Soon after this we reached Voi, about a hundred miles from the coast, and as this was the most important station on the line that we had yet come to, we made a short halt in order to inspect some construction work which was going on. On resuming our journey, we soon discovered that a pleasant change had occurred in the character of the landscape. From a place called N'dii, the railway runs for some miles through a beautifully wooded country, which looked all the more inviting after the deadly monotony of the wilderness through which we had just passed. To the south of us could be seen the N'dii range of mountains, the dwelling-place of the Wa Taita people, while on our right rose the rigid brow of the N'dungu Escarpment, which stretches away westwards for scores of miles. Here our journey was slow, as every now and again we stopped to inspect the permanent works in progress; but eventually, towards dusk, we arrived at our destination, Tsavo. I slept that night in a little palm hut which had been built by some previous traveller, and which was fortunately unoccupied for the time being. It was rather broken-down and dilapidated, not even possessing a door, and as I lay on my narrow camp bed I could see the stars twinkling through the roof. I little knew then what adventures awaited me in this neighbourhood; and if I had realised that at that very time two savage brutes were prowling round, seeking whom they might devour, I hardly think I should have slept so peacefully in my rickety shelter.
Next morning I was up betimes, eager to make acquaintance with my new surroundings. My first impression on coming out of my hut was that I was hemmed in on all sides by a dense growth of impenetrable jungle: and on scrambling to the top of a little hill close at hand, I found that the whole country as far as I could see was covered with low, stunted trees, thick undergrowth and "wait-a-bit" thorns. The only clearing, indeed, appeared to be where the narrow track for the railway had been cut. This interminable nyika, or wilderness of whitish and leafless dwarf trees, presented a ghastly and sun-stricken appearance; and here and there a ridge of dark-red heat-blistered rock jutted out above the jungle, and added by its rugged barrenness to the dreariness of the picture. Away to the north-east stretched the unbroken line of the N'dungu Escarpment, while far off to the south I could just catch a glimpse of the snow-capped top of towering Kilima N'jaro. The one redeeming feature of the neighbourhood was the river from which Tsavo takes its name. This is a swiftly-flowing stream, always cool and always running, the latter being an exceptional attribute in this part of East Africa; and the fringe of lofty green trees along its banks formed a welcome relief to the general monotony of the landscape.

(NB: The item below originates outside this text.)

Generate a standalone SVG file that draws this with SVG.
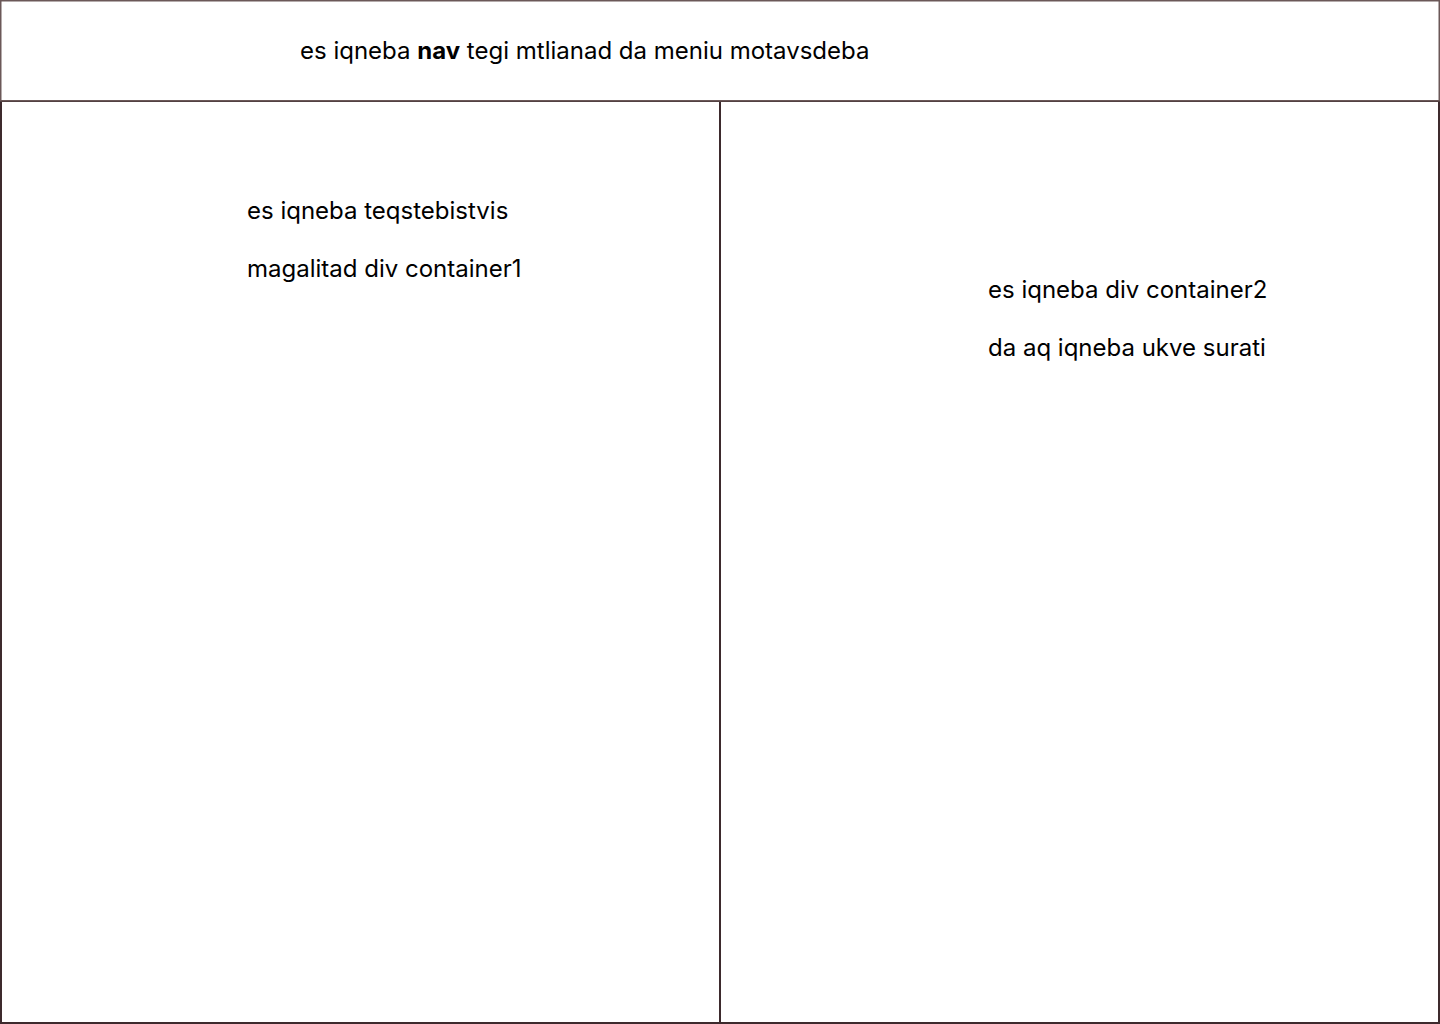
<svg xmlns="http://www.w3.org/2000/svg" width="1440" height="1024" viewBox="0 0 1440 1024">
<style>
.t{font-family:Inter,"Noto Sans",sans-serif;font-size:24px;fill:#000}
.b{font-weight:700}
.hdr{fill:#fff;stroke:#6b5858;stroke-width:1.5}
.pan{fill:#fff;stroke:#3d2a2d;stroke-width:2}
</style>
<rect width="1440" height="1024" fill="#fff"/>
<g id="container1">
<rect class="pan" x="1" y="101" width="719" height="922"/>
<text class="t" x="247" y="219">es iqneba teqstebistvis</text>
<text class="t" x="247" y="277">magalitad div container1</text>
</g>
<g id="container2">
<rect class="pan" x="720" y="101" width="719" height="922"/>
<text class="t" x="988" y="298">es iqneba div container2</text>
<text class="t" x="988" y="356">da aq iqneba ukve surati</text>
</g>
<g id="nav">
<rect class="hdr" x="0.75" y="0.75" width="1438.5" height="100"/>
<text class="t" x="300" y="59">es iqneba <tspan class="b">nav</tspan> tegi mtlianad da meniu motavsdeba</text>
</g>
<g id="connectors"/>
</svg>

When I had thus obtained a rough idea of the neighbourhood, I returned to my hut, and began in earnest to make preparations for my stay in this out-of-the-way place. The stores were unpacked, and my "boys" pitched my tent in a little clearing close to where I had slept the night before and not far from the main camp of the workmen. Railhead had at this time just reached the western side of the river, and some thousands of Indian coolies and other workmen were encamped there. As the line had to be pushed on with all speed, a diversion had been made and the river crossed by means of a temporary bridge. My principal work was to erect the permanent structure, and to complete all the other works for a distance of thirty miles on each side of Tsavo. I accordingly made a survey of what had to be done, and sent my requisition for labour, tools and material to the head-quarters at Kilindini. In a short time workmen and supplies came pouring in, and the noise of hammers and sledges, drilling and blasting echoed merrily through the district.